I am not talking about creating a professional class of revolutionaries. I am more interested in how to create protocols and institutions that enable activists to exert leadership on a rotating basis.
Discussed and designed in restricted meetings by the informal leadership of OWS, the creation of the Spokes Council was a bold move in this direction. It would be important to understand why it failed as an experiment.
I had few more cents on the question of full-time vs. precarious faculty, but it’s too late and I prefer to dedicate myself to the fine art of sleeping.
Nick-
As usual, your thoughts are right on point.
The issue as I see it (not sure if this is from the inside or the outside of academia, to be honest) is that for many, there are existing conditions from which many in academia benefit greatly. While it is easy to analyze some of these conditions (both within and outside of academia), to look for and actively seek out the concrete transformation of those conditions would necessarily come at the expense of those benficiaries.
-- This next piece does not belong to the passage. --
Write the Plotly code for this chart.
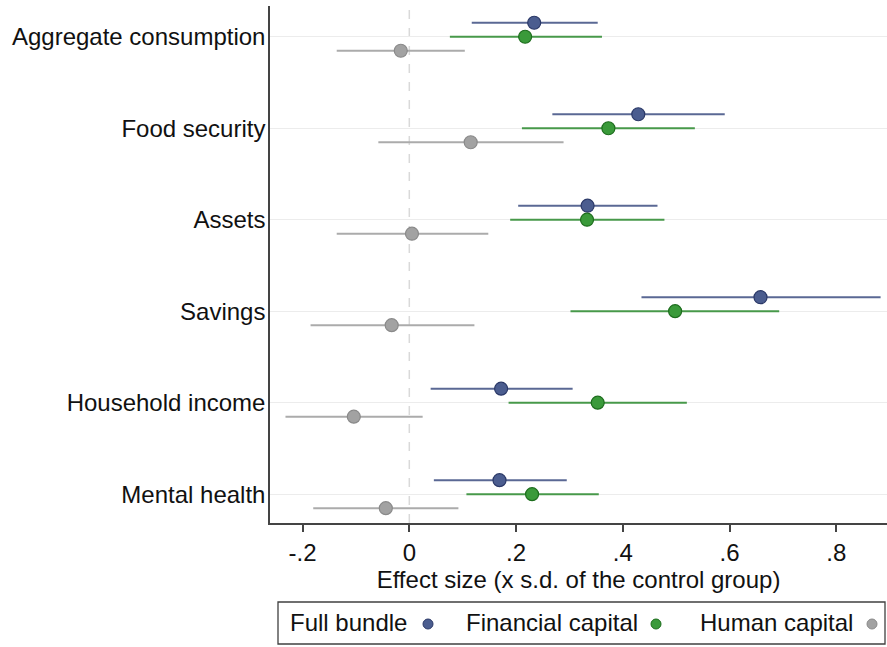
import plotly.graph_objects as go

# Outcomes (top to bottom) and treatment arms
categories = ["Aggregate consumption", "Food security", "Assets", "Savings",
              "Household income", "Mental health"]

arms = ["Full bundle", "Financial capital", "Human capital"]

# Point estimates (effect size, x s.d. of the control group)
full_est = [0.234, 0.429, 0.334, 0.658, 0.172, 0.169]
fin_est = [0.217, 0.373, 0.333, 0.498, 0.353, 0.230]
hum_est = [-0.016, 0.115, 0.005, -0.033, -0.104, -0.044]

# Confidence interval bounds
full_lo = [0.117, 0.268, 0.204, 0.435, 0.040, 0.046]
full_hi = [0.353, 0.591, 0.465, 0.883, 0.306, 0.295]
fin_lo = [0.076, 0.211, 0.189, 0.302, 0.186, 0.107]
fin_hi = [0.361, 0.535, 0.478, 0.693, 0.520, 0.355]
hum_lo = [-0.136, -0.058, -0.136, -0.185, -0.232, -0.180]
hum_hi = [0.104, 0.289, 0.148, 0.122, 0.025, 0.092]

x_ticks = [-0.2, 0, 0.2, 0.4, 0.6, 0.8]
x_tick_labels = ["-.2", "0", ".2", ".4", ".6", ".8"]

FONT = "Liberation Sans, Arial, sans-serif"
FS = 24

styles = [
    dict(fill="#4b5d8f", edge="#2b3968", line="#5a6894"),
    dict(fill="#3a9a3a", edge="#1d6d1d", line="#47994a"),
    dict(fill="#a2a2a2", edge="#8a8a8a", line="#ababab"),
]
offsets = [-0.153, 0.0, 0.153]
estimates = [full_est, fin_est, hum_est]
lows = [full_lo, fin_lo, hum_lo]
highs = [full_hi, fin_hi, hum_hi]

fig = go.Figure()

# Zero reference line
fig.add_shape(type="line", xref="x", yref="paper", x0=0, x1=0, y0=0, y1=1,
              line=dict(color="#d9d9d9", width=1.5, dash="dash"), layer="below")

for arm, est, lo, hi, off, st in zip(arms, estimates, lows, highs, offsets, styles):
    ypos = [i + off for i in range(len(categories))]
    fig.add_trace(go.Scatter(
        x=est, y=ypos, mode="markers", name=arm, showlegend=False,
        marker=dict(size=13, color=st["fill"], line=dict(color=st["edge"], width=1.2)),
        error_x=dict(type="data", symmetric=False,
                     array=[h - e for h, e in zip(hi, est)],
                     arrayminus=[e - l for e, l in zip(est, lo)],
                     color=st["line"], thickness=2, width=0),
    ))

# Plot area in pixels
W, H = 887, 647
L, R, T, B = 270, 0, 6, 124
pw, ph = W - L - R, H - T - B


def px_x(p):
    return (p - L) / pw


def px_y(p):
    return (H - B - p) / ph


# Legend box with text before each symbol
leg_top, leg_bot = 602, 644
leg_mid = (leg_top + leg_bot) / 2
fig.add_shape(type="rect", xref="paper", yref="paper",
              x0=px_x(278), x1=px_x(885), y0=px_y(leg_bot), y1=px_y(leg_top),
              line=dict(color="#404040", width=1.3), fillcolor="white")

legend_items = [(arms[0], 288, 428), (arms[1], 464, 656), (arms[2], 698, 872)]
for (label, tx, cx), st in zip(legend_items, styles):
    fig.add_annotation(text=label, xref="paper", yref="paper",
                       x=px_x(tx), y=px_y(leg_mid), xanchor="left", yanchor="middle",
                       showarrow=False, font=dict(family=FONT, size=FS, color="#111111"))
    r = 5
    fig.add_shape(type="circle", xref="paper", yref="paper",
                  x0=px_x(cx - r), x1=px_x(cx + r),
                  y0=px_y(leg_mid + 1 + r), y1=px_y(leg_mid + 1 - r),
                  fillcolor=st["fill"], line=dict(color=st["edge"], width=1))

fig.update_layout(
    width=W, height=H,
    margin=dict(l=L, r=R, t=T, b=B, pad=0),
    paper_bgcolor="white", plot_bgcolor="white",
    font=dict(family=FONT, size=FS, color="#111111"),
    showlegend=False,
)

fig.update_xaxes(
    range=[-0.261, 0.895], tickvals=x_ticks, ticktext=x_tick_labels,
    showgrid=False, zeroline=False,
    showline=True, linecolor="#444444", linewidth=1.5,
    ticks="outside", ticklen=7, tickwidth=1.5, tickcolor="#444444",
    tickfont=dict(family=FONT, size=FS),
    title=dict(text="Effect size (x s.d. of the control group)",
               font=dict(family=FONT, size=FS), standoff=2),
)

fig.update_yaxes(
    range=[5.315, -0.336], tickvals=list(range(len(categories))), ticktext=categories,
    showgrid=True, gridcolor="#ececec", gridwidth=1, zeroline=False,
    showline=True, linecolor="#444444", linewidth=1.5,
    ticks="", ticklabelstandoff=-2,
    tickfont=dict(family=FONT, size=FS),
)

fig.write_html("out.html")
Criticizing the supposed failures of Occupy, whether logistical or in message, seems to be as much a sport as Monday morning quarterbacking and only ends up ensuring the insularity of those offering critique. I am happy to see Martha’s comment because I hope it is a surprise to no one but Fox News that academia, despite its choice of readings, is almost always a faithful defender of the larger framework that allows (demands!) existing conditions to continue as is. I
Plotke is a colleague. I would describe him as an “honest liberal.” I think some of your critical points are on point. Comparing Occupy to the Tea Party is not comparing like with like. But then Plotke does not see politics through the prism of class. He is looking at it through the electoral system and competing strategies for achieving power through it. He is not writing for people in #ows. There’s no reason to think he should be too beholden to that readership. Its not his job to make #ows feel good about itself. I think the challenge in this arena is to show how the more activist-scholar can arrive at a better, or usefully different, analysis because s/he is more directly involved.
I don’t think Plotke’s job is to make OWS feel good about itself. I do think he should judge what it has achieved in its own terms: if it is not engaging in electoral politics, then it is bound to seem like a failure in that arena. Shouldn’t one at least consider Wisconsin and Massachusetts where electoral issues have been more prominent? For better or worse, I felt condescended to by this piece–again, I don’t know the writer at all and it’s a reaction to the writing.
Nick –
Are you trying to make a broad point about academics, or a point about this person’s article?
If the latter, then good show.
If the former, then you might consider more carefully articulating the charge you are leveling against tenured and tenure-track faculty. I think it is this:
*You tenured and tenure-track faculty love to talk and criticize, but you aren’t very involved (any longer).*
That is probably true. Here are some reasons why.
First, academics aren’t activists. Most make observations and make critical interventions. If they were activists, they abandoned that for a life of intellectual pursuits.
Second, many academics are interested in politics and study it. They write about the politics they see unfolding before them.
It follows from these two observations that many academics write about politics in which they are not involved.
Is there a problem with that? Or is there only a problem with that if the politics they critique are on the left? Must I be a Tea Partier to criticize them? Or am I only allowed to criticize those whom I despise, not those whom I hope to succeed?
The sentiment that faculty need either to get in the trenches or shut up is familiar. Change the world, don’t theorize it! I often feel this way. But, I am not convinced it is a defensible sentiment – at least not usually.
You should probably devote some space to defending this sentiment before you attack all of us who run afoul of it.
Finally, I might have misunderstood you from the start. You are trying to rally the troops. You are trying to get your colleagues out into the streets with you. And the tactic you are using is to shame them. That’s fine too. It sometimes works. So, go for it. Some of us, though, might find that tactic a little bit too much for our tastes. Should I really be ashamed that I am not part of Occupy? That is hard to believe.
So I think I was just driven to respond to this one piece because it has been much in circulation here– but it does imply the questions you raise in this thoughtful response. I’m going to step back for a bit and think about what I want to say to them: which is not to say I won’t respond but that it’s probably another whole post or perhaps even a longer essay that’s needed.
I do find the changed conditions of the current New Academic Majority of adjunct and contingent faculty plus grad students puts a new burden on the minority of tenure-track faculty–Cathy Davidson has called them/us the academic one per cent.
I think posts like this are about starting a discussion by pushing for a point of view strongly: certainly this one has done that!
I don’t, however, think people should be ashamed of not being in Occupy. I worry about people who want to make academic material out of Occupy. I’m not in a Politics department and I don’t claim to speak for those who are or to suggest how that work should be done. I do see how pieces like this, which appear in general circulation magazines, have real effects and are not, then, simply about the conditions of academic study of politics.
Fair point, Martha!
Nick, I appreciate the post, but do want to point out that the trajectory you describe at the outset has been the norm for US academics’ participation in popular movements as long as I’ve been in a position to notice, from the 60s forward, and esp after the mid-70s when all kinds of rotten ‘long march through the institutions’ crap was adduced for sniping from the sidelines.I have heard academics say “First I want to get tenure” and “First I want to be promoted” without blushing.